In an age where many employers are striving to provide a good work-life balance for their employees, it seems investment banking firm Goldman Sachs is only just catching up – and they’re doing a terrible job of it.
The multinational corporation announced earlier this week that it would be increasing efforts to improve interns’ well-being – by restricting weekday working hours to a maximum of 17 per day.
Now, notoriously-overworked newbies will have to be out of the office by midnight and can’t return until 7am – at least during the week – on the weekend, it appears they’re free to stay as long as they wish.
Many of the big names in the banking industry have made a name for themselves as slave-drivers but now it seems some are cracking the whip a little less often.
Bank of America recently modified its policy, recommending its newest employees – often known as analysts and associates – to “take a minimum of four weekend days off per month.”
Goldman, Credit Suisse and Citi Group – among others – have made similar reforms, telling its junior bankers to take Saturdays off or even weekends. Goldman Sachs has even established a specialised task force to address quality of life issues.
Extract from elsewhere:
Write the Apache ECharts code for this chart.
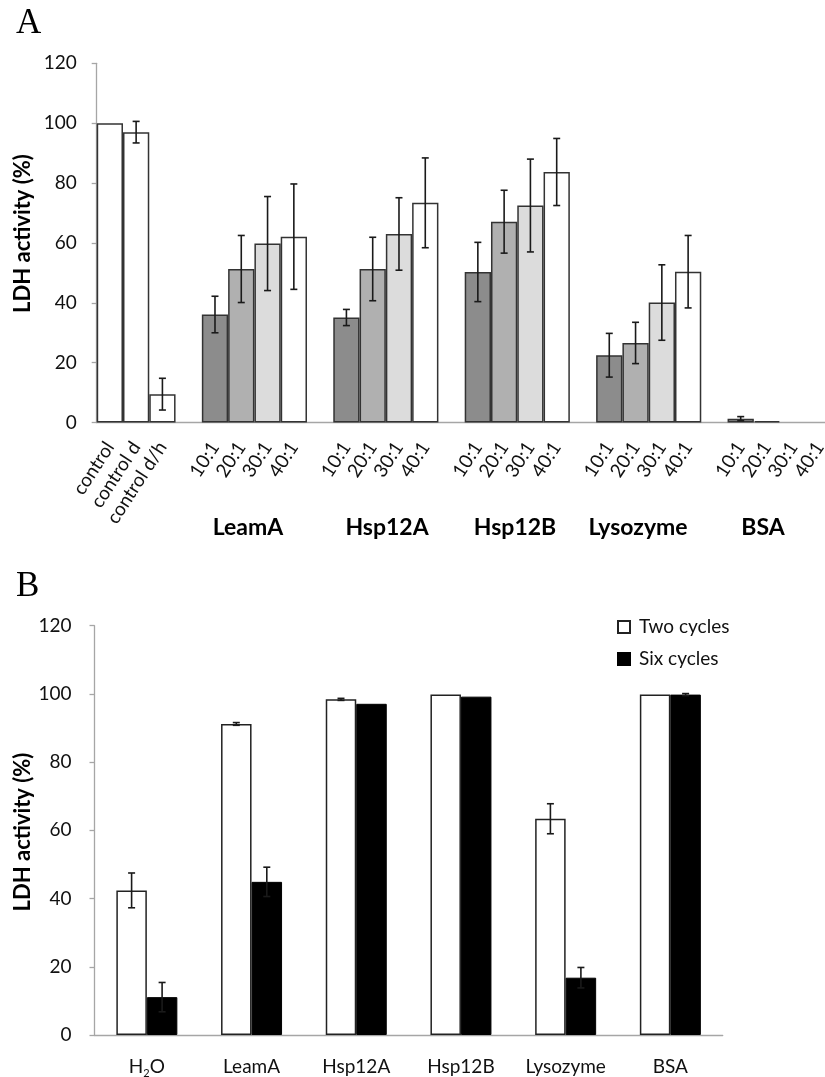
<!DOCTYPE html>
<html>
<head>
<meta charset="utf-8">
<script src="https://cdn.jsdelivr.net/npm/echarts@6/dist/echarts.min.js"></script>
<style>
html,body{margin:0;padding:0;background:#fff;}
#c{width:825px;height:1077px;}
</style>
</head>
<body>
<div id="c"></div>
<script>
// ---------- Panel A data ----------
const categoriesA = ['control','control d','control d/h','',
  '10:1','20:1','30:1','40:1','',
  '10:1','20:1','30:1','40:1','',
  '10:1','20:1','30:1','40:1','',
  '10:1','20:1','30:1','40:1','',
  '10:1','20:1','30:1','40:1'];
const valuesA = [100, 97, 9.5, '-',
  36.1, 51.3, 59.8, 62.1, '-',
  35.1, 51.3, 63.0, 73.4, '-',
  50.3, 67.1, 72.5, 83.7, '-',
  22.5, 26.6, 40.1, 50.4, '-',
  1.3, 0.5, 0, 0];
const errorsA = [0, 3.6, 5.3, '-',
  6.1, 11.2, 15.7, 17.6, '-',
  2.7, 10.6, 12.1, 15.0, '-',
  9.9, 10.5, 15.5, 11.2, '-',
  7.3, 6.9, 12.6, 12.1, '-',
  0.7, 0, 0, 0];
const groupsA = ['LeamA','Hsp12A','Hsp12B','Lysozyme','BSA'];
const yTicks = [0, 20, 40, 60, 80, 100, 120];

// ---------- Panel B data ----------
const categoriesB = ['H2O','LeamA','Hsp12A','Hsp12B','Lysozyme','BSA'];
const seriesNamesB = ['Two cycles','Six cycles'];
const twoCycles = [42.4, 91.2, 98.4, 99.8, 63.4, 99.8];
const twoErr    = [5.1, 0.4, 0.3, 0, 4.4, 0];
const sixCycles = [11.1, 44.9, 97.1, 99.2, 16.8, 99.8];
const sixErr    = [4.3, 4.3, 0, 0, 3.0, 0.3];

// ---------- styles ----------
const FONT = 'Lato';
const ratioColor = {'10:1':'#8c8c8c','20:1':'#b0b0b0','30:1':'#dcdcdc','40:1':'#ffffff'};
const axisGray = '#a6a6a6';
const groupLabelX = [248, 387, 515, 638, 763];
const barWidthB = 30.5;

const chart = echarts.init(document.getElementById('c'), null, {renderer:'canvas'});

const barDataA = valuesA.map((v, i) => {
  if (v === '-') return '-';
  return {
    value: v,
    itemStyle: {
      color: ratioColor[categoriesA[i]] || '#ffffff',
      borderWidth: v === 0 ? 0 : 1.5
    }
  };
});
const errDataA = [];
valuesA.forEach((v, i) => {
  const e = errorsA[i];
  if (v !== '-' && e !== '-' && e > 0) errDataA.push([i, v - e, v + e]);
});
const errDataTwo = twoCycles.map((v, i) => [i, v - twoErr[i], v + twoErr[i]]).filter((d, i) => twoErr[i] > 0);
const errDataSix = sixCycles.map((v, i) => [i, v - sixErr[i], v + sixErr[i]]).filter((d, i) => sixErr[i] > 0);

function errRender(offset) {
  return function (params, api) {
    const lo = api.coord([api.value(0), api.value(1)]);
    const hi = api.coord([api.value(0), api.value(2)]);
    const x = lo[0] + offset;
    const cap = 3.5;
    const st = {stroke:'#1a1a1a', lineWidth:1.6};
    return {
      type: 'group',
      children: [
        {type:'line', shape:{x1:x, y1:lo[1], x2:x, y2:hi[1]}, style:st},
        {type:'line', shape:{x1:x-cap, y1:lo[1], x2:x+cap, y2:lo[1]}, style:st},
        {type:'line', shape:{x1:x-cap, y1:hi[1], x2:x+cap, y2:hi[1]}, style:st}
      ]
    };
  };
}

const yAxisCommon = {
  type: 'value', min: yTicks[0], max: yTicks[yTicks.length-1], interval: yTicks[1]-yTicks[0],
  axisLine: {show:true, lineStyle:{color:axisGray, width:1.3}},
  axisTick: {show:true, length:5, lineStyle:{color:axisGray, width:1.3}},
  splitLine: {show:false},
  axisLabel: {fontFamily:FONT, fontSize:19, color:'#111', margin:20}
};

const option = {
  animation: false,
  backgroundColor: '#fff',
  grid: [
    {left: 96.7, top: 63.3, width: 736, height: 359.3, containLabel:false, outerBoundsMode:'none'},
    {left: 94.5, top: 625.7, width: 628.2, height: 409.3, containLabel:false, outerBoundsMode:'none'}
  ],
  xAxis: [
    {
      gridIndex: 0, type: 'category', data: categoriesA,
      axisLine: {lineStyle:{color:axisGray, width:1.3}},
      axisTick: {show:false},
      axisLabel: {interval:0, rotate:57, fontFamily:FONT, fontSize:19, color:'#111', margin:21}
    },
    {
      gridIndex: 1, type: 'category', data: categoriesB,
      axisLine: {lineStyle:{color:axisGray, width:1.3}},
      axisTick: {show:false},
      axisLabel: {
        interval:0, margin:22, color:'#111',
        formatter: v => v === 'H2O' ? '{n|H}{s|2}{n|O}' : '{n|' + v + '}',
        rich: {
          n: {fontFamily:FONT, fontSize:19, color:'#111', lineHeight:22, verticalAlign:'top'},
          s: {fontFamily:FONT, fontSize:11, color:'#111', lineHeight:12, verticalAlign:'bottom'}
        }
      }
    }
  ],
  yAxis: [
    Object.assign({gridIndex:0}, yAxisCommon),
    Object.assign({gridIndex:1}, yAxisCommon, {axisLabel:{fontFamily:FONT, fontSize:19, color:'#111', margin:23}})
  ],
  legend: {
    data: seriesNamesB,
    orient: 'vertical',
    left: 612, top: 611,
    itemWidth: 12, itemHeight: 12, itemGap: 10,
    icon: 'rect',
    textStyle: {fontFamily:FONT, fontSize:19, color:'#111', lineHeight:22, padding:[0,0,0,4]}
  },
  series: [
    {
      type: 'bar', xAxisIndex:0, yAxisIndex:0, data: barDataA,
      barCategoryGap: '0%', barGap: '0%',
      itemStyle: {borderColor:'#333', borderWidth:1.5}
    },
    {
      type: 'custom', xAxisIndex:0, yAxisIndex:0, data: errDataA,
      renderItem: errRender(0), z: 10
    },
    {
      name: seriesNamesB[0], type: 'bar', xAxisIndex:1, yAxisIndex:1, data: twoCycles,
      barWidth: barWidthB, barGap: '0%',
      itemStyle: {color:'#ffffff', borderColor:'#222', borderWidth:1.5}
    },
    {
      name: seriesNamesB[1], type: 'bar', xAxisIndex:1, yAxisIndex:1, data: sixCycles,
      barWidth: barWidthB, barGap: '0%',
      itemStyle: {color:'#000000', borderColor:'#000', borderWidth:1}
    },
    {
      type: 'custom', xAxisIndex:1, yAxisIndex:1, data: errDataTwo,
      renderItem: errRender(-barWidthB/2), z: 10
    },
    {
      type: 'custom', xAxisIndex:1, yAxisIndex:1, data: errDataSix,
      renderItem: errRender(barWidthB/2), z: 10
    }
  ],
  graphic: [
    {type:'text', left:16, top:6, style:{text:'A', font:'35px "Liberation Serif"', fill:'#000'}},
    {type:'text', left:16, top:569, style:{text:'B', font:'35px "Liberation Serif"', fill:'#000'}},
    {type:'text', x:23, y:233.5, rotation:Math.PI/2,
      style:{text:'LDH activity (%)', font:'bold 22px ' + FONT, fill:'#000', align:'center', verticalAlign:'middle'}},
    {type:'text', x:22.5, y:832, rotation:Math.PI/2,
      style:{text:'LDH activity (%)', font:'bold 22px ' + FONT, fill:'#000', align:'center', verticalAlign:'middle'}}
  ].concat(groupsA.map((g, i) => ({
    type:'text', x: groupLabelX[i], y: 528,
    style:{text:g, font:'bold 23px ' + FONT, fill:'#000', align:'center', verticalAlign:'middle'}
  })))
};
chart.setOption(option);
</script>
</body>
</html>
While the changes might seem like the banking industry is moving voluntarily towards a better standard of life for their employees, one expert says competition is actually forcing them into it.
Other well-paying industries – tech firms in particular – offer impressive financial remuneration alongside a reasonable work schedule and top candidates are being increasingly drawn to the alluring combination.
“My students, men and women, talk much more openly about an expectation of work-life balance,” Sonia Marciano, a professor at NYU’s Stern School of Business, told the Times. “It’s a shift that seems pretty real and substantial.”